Steve, One way to tell is to drop a plastic saddle on a hard surface and listen to the sound it makes, next drop a bone saddle. The bone saddle will make a deeper and more solid sound hitting the surface compared to the plastic one, The other way is to burn a sliver of each, the plastic one will definitely smell like petroleum material burning. One other trick is to shine a flashlight or lamp light through the saddle. Plastics will look more solid and bone will have slight variances in it’s make up. Hope this helps. I’m glad you like our T-shirts! Thanks
You needn’t apologize for not being a recognized writer.
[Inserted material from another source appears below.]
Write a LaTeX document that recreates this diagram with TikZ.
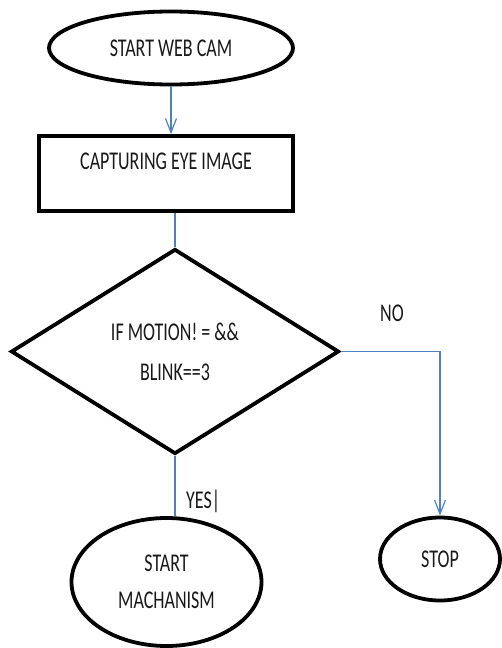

I found your short discussion clear, convincing and thorough. I write a good bit and am always looking to improve those three qualities which you nicely exemplified. Now, I admit: I’m not a guitarist, and I bought the Picker’s Grip aid only for use in sleight of hand magic. Despite that, the writing was appealing to me.
My best to you,
Hey Billy, great advice and it makes complete sense. Never thought of it. I’ll have to check my Ovation Folklore that I haven’t played in a while. Curious, how can you tell if it’s already bone or not, or is it obvious? BTW Picker’s Grip is a game changer for me, I love it! I have a bunch and leave them laying around anywhere I might find myself with a guitar. Like my tee shirt too.